» DATASET SECTION:
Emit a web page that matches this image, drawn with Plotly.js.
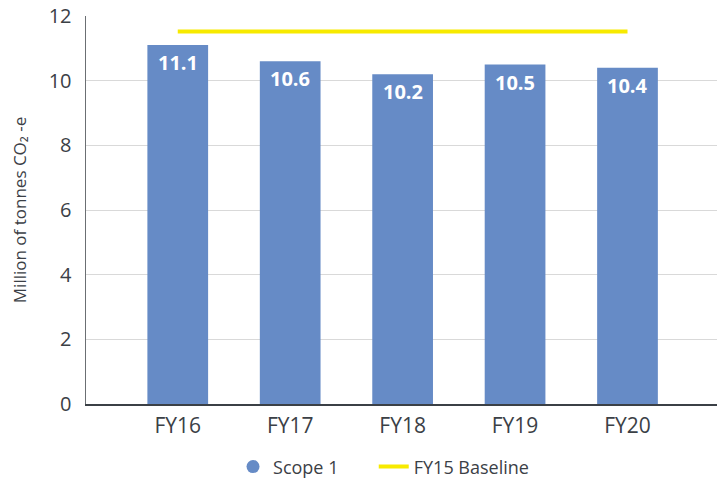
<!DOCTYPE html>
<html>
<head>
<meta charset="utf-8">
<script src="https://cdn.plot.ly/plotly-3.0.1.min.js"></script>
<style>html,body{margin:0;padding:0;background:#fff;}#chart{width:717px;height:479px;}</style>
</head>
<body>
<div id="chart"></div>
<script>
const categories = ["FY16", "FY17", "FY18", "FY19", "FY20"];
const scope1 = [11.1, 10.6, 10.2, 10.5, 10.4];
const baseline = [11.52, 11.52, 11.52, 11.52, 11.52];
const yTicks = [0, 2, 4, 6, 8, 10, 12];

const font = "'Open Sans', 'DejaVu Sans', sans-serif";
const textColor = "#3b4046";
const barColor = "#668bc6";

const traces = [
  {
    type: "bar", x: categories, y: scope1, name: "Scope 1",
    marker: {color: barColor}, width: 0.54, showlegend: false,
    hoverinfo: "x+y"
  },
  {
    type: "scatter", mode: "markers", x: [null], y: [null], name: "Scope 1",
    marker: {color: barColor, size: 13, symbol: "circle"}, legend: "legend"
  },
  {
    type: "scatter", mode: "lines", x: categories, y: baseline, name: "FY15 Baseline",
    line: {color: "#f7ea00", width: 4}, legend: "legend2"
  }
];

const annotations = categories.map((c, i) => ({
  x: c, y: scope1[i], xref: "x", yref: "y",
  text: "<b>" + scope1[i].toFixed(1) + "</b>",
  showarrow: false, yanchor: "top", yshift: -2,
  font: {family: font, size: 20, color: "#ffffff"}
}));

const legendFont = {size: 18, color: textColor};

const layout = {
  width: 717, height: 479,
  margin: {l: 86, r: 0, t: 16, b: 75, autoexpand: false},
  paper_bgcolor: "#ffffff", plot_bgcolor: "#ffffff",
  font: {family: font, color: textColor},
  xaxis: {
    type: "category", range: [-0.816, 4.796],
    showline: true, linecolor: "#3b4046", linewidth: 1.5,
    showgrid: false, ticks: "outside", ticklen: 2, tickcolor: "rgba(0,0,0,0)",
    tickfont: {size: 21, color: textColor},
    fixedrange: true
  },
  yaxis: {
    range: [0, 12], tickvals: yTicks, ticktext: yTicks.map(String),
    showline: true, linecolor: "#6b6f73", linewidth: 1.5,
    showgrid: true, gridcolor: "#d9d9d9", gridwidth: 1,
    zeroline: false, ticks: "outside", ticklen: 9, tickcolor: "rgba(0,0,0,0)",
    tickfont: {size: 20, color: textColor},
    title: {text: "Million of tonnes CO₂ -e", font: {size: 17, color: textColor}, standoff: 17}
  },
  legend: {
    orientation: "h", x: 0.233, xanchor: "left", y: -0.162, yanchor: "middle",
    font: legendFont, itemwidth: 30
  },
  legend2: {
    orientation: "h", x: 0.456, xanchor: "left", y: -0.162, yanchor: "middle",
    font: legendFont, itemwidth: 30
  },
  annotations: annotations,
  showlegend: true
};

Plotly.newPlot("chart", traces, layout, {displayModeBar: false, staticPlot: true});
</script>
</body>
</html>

» TASK STATEMENT:
Reproduce the whole listing word for word, setting aside any pictures.

» TASK RESULT:
Emit a web page that matches this image, drawn with Plotly.js.
<!DOCTYPE html>
<html>
<head>
<meta charset="utf-8">
<script src="https://cdn.plot.ly/plotly-3.0.1.min.js"></script>
<style>html,body{margin:0;padding:0;background:#fff;}#chart{width:717px;height:479px;}</style>
</head>
<body>
<div id="chart"></div>
<script>
const categories = ["FY16", "FY17", "FY18", "FY19", "FY20"];
const scope1 = [11.1, 10.6, 10.2, 10.5, 10.4];
const baseline = [11.52, 11.52, 11.52, 11.52, 11.52];
const yTicks = [0, 2, 4, 6, 8, 10, 12];

const font = "'Open Sans', 'DejaVu Sans', sans-serif";
const textColor = "#3b4046";
const barColor = "#668bc6";

const traces = [
  {
    type: "bar", x: categories, y: scope1, name: "Scope 1",
    marker: {color: barColor}, width: 0.54, showlegend: false,
    hoverinfo: "x+y"
  },
  {
    type: "scatter", mode: "markers", x: [null], y: [null], name: "Scope 1",
    marker: {color: barColor, size: 13, symbol: "circle"}, legend: "legend"
  },
  {
    type: "scatter", mode: "lines", x: categories, y: baseline, name: "FY15 Baseline",
    line: {color: "#f7ea00", width: 4}, legend: "legend2"
  }
];

const annotations = categories.map((c, i) => ({
  x: c, y: scope1[i], xref: "x", yref: "y",
  text: "<b>" + scope1[i].toFixed(1) + "</b>",
  showarrow: false, yanchor: "top", yshift: -2,
  font: {family: font, size: 20, color: "#ffffff"}
}));

const legendFont = {size: 18, color: textColor};

const layout = {
  width: 717, height: 479,
  margin: {l: 86, r: 0, t: 16, b: 75, autoexpand: false},
  paper_bgcolor: "#ffffff", plot_bgcolor: "#ffffff",
  font: {family: font, color: textColor},
  xaxis: {
    type: "category", range: [-0.816, 4.796],
    showline: true, linecolor: "#3b4046", linewidth: 1.5,
    showgrid: false, ticks: "outside", ticklen: 2, tickcolor: "rgba(0,0,0,0)",
    tickfont: {size: 21, color: textColor},
    fixedrange: true
  },
  yaxis: {
    range: [0, 12], tickvals: yTicks, ticktext: yTicks.map(String),
    showline: true, linecolor: "#6b6f73", linewidth: 1.5,
    showgrid: true, gridcolor: "#d9d9d9", gridwidth: 1,
    zeroline: false, ticks: "outside", ticklen: 9, tickcolor: "rgba(0,0,0,0)",
    tickfont: {size: 20, color: textColor},
    title: {text: "Million of tonnes CO₂ -e", font: {size: 17, color: textColor}, standoff: 17}
  },
  legend: {
    orientation: "h", x: 0.233, xanchor: "left", y: -0.162, yanchor: "middle",
    font: legendFont, itemwidth: 30
  },
  legend2: {
    orientation: "h", x: 0.456, xanchor: "left", y: -0.162, yanchor: "middle",
    font: legendFont, itemwidth: 30
  },
  annotations: annotations,
  showlegend: true
};

Plotly.newPlot("chart", traces, layout, {displayModeBar: false, staticPlot: true});
</script>
</body>
</html>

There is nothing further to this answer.